All of the listing below must be repeated word for word. Pictures are the only thing to omit.
'''
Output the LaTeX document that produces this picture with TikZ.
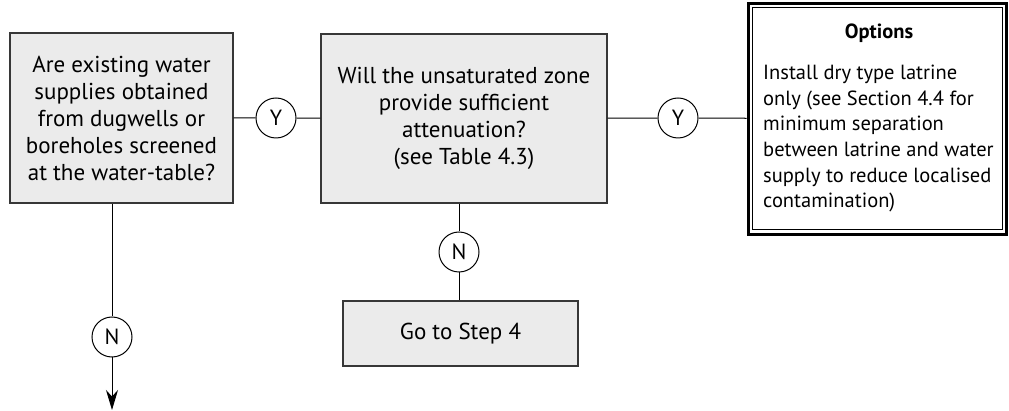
\documentclass[tikz,border=0pt]{standalone}
\usepackage{fontspec}
\setmainfont{PT Sans}
\usetikzlibrary{arrows.meta,positioning}
\definecolor{boxgrey}{RGB}{235,235,235}
\definecolor{edgegrey}{RGB}{55,55,55}

\begin{document}
\begin{tikzpicture}[x=1pt,y=-1pt,
  question/.style={draw=edgegrey,fill=boxgrey,line width=1.4pt,align=center,inner sep=0pt,font=\fontsize{23}{27}\selectfont},
  answer/.style={draw,circle,line width=1pt,minimum size=40pt,inner sep=0pt,font=\fontsize{22}{26}\selectfont},
  link/.style={line width=1pt},
  optiontext/.style={inner sep=0pt,align=left,font=\fontsize{20.5}{25.6}\selectfont}]
\useasboundingbox (0,0) rectangle (1009,411);

%existing supplies
\node[question,minimum width=223pt,minimum height=170pt] (q1) at (121.5,118) {Are existing water\\supplies obtained\\from dugwells or\\boreholes screened\\at the water-table?};
\node[answer] (y1) at (276,118) {Y};
\node[answer] (n1) at (112,337) {N};
\coordinate (down) at (112,410);

%unsaturated zone
\node[question,minimum width=286pt,minimum height=169pt] (q2) at (464,118.5) {Will the unsaturated zone\\provide sufficient\\attenuation?\\(see Table 4.3)};
\node[answer] (y2) at (678,118) {Y};
\node[answer] (n2) at (459,252) {N};
\node[question,minimum width=235pt,minimum height=65pt] (step4) at (460.5,333.5) {Go to Step 4};

%options
\node[draw,line width=3pt,minimum width=258pt,minimum height=231pt] (optframe) at (877,118.75) {};
\node[draw,line width=0.8pt,minimum width=250pt,minimum height=222pt] (opt) at (877,118.75) {};
\node[optiontext,font=\fontsize{20.5}{25.6}\selectfont\bfseries] (opttitle) at (879,33) {Options};
\node[optiontext,anchor=north west] (optbody) at (763,65) {Install dry type latrine\\only (see Section 4.4 for\\minimum separation\\between latrine and water\\supply to reduce localised\\contamination)};

%links
\draw[link] (q1) -- (y1) -- (q2);
\draw[link] (q2) -- (y2) -- (optframe);
\draw[link] (q2.south -| n2) -- (n2) -- (step4.north -| n2);
\draw[link] (q1.south -| n1) -- (n1);
\draw[link,-{Stealth[length=20pt,width=12pt]}] (n1) -- (down);
\end{tikzpicture}
\end{document}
'''
* _COMPLETE RESPONSE_
Output the LaTeX document that produces this picture with TikZ.
\documentclass[tikz,border=0pt]{standalone}
\usepackage{fontspec}
\setmainfont{PT Sans}
\usetikzlibrary{arrows.meta,positioning}
\definecolor{boxgrey}{RGB}{235,235,235}
\definecolor{edgegrey}{RGB}{55,55,55}

\begin{document}
\begin{tikzpicture}[x=1pt,y=-1pt,
  question/.style={draw=edgegrey,fill=boxgrey,line width=1.4pt,align=center,inner sep=0pt,font=\fontsize{23}{27}\selectfont},
  answer/.style={draw,circle,line width=1pt,minimum size=40pt,inner sep=0pt,font=\fontsize{22}{26}\selectfont},
  link/.style={line width=1pt},
  optiontext/.style={inner sep=0pt,align=left,font=\fontsize{20.5}{25.6}\selectfont}]
\useasboundingbox (0,0) rectangle (1009,411);

%existing supplies
\node[question,minimum width=223pt,minimum height=170pt] (q1) at (121.5,118) {Are existing water\\supplies obtained\\from dugwells or\\boreholes screened\\at the water-table?};
\node[answer] (y1) at (276,118) {Y};
\node[answer] (n1) at (112,337) {N};
\coordinate (down) at (112,410);

%unsaturated zone
\node[question,minimum width=286pt,minimum height=169pt] (q2) at (464,118.5) {Will the unsaturated zone\\provide sufficient\\attenuation?\\(see Table 4.3)};
\node[answer] (y2) at (678,118) {Y};
\node[answer] (n2) at (459,252) {N};
\node[question,minimum width=235pt,minimum height=65pt] (step4) at (460.5,333.5) {Go to Step 4};

%options
\node[draw,line width=3pt,minimum width=258pt,minimum height=231pt] (optframe) at (877,118.75) {};
\node[draw,line width=0.8pt,minimum width=250pt,minimum height=222pt] (opt) at (877,118.75) {};
\node[optiontext,font=\fontsize{20.5}{25.6}\selectfont\bfseries] (opttitle) at (879,33) {Options};
\node[optiontext,anchor=north west] (optbody) at (763,65) {Install dry type latrine\\only (see Section 4.4 for\\minimum separation\\between latrine and water\\supply to reduce localised\\contamination)};

%links
\draw[link] (q1) -- (y1) -- (q2);
\draw[link] (q2) -- (y2) -- (optframe);
\draw[link] (q2.south -| n2) -- (n2) -- (step4.north -| n2);
\draw[link] (q1.south -| n1) -- (n1);
\draw[link,-{Stealth[length=20pt,width=12pt]}] (n1) -- (down);
\end{tikzpicture}
\end{document}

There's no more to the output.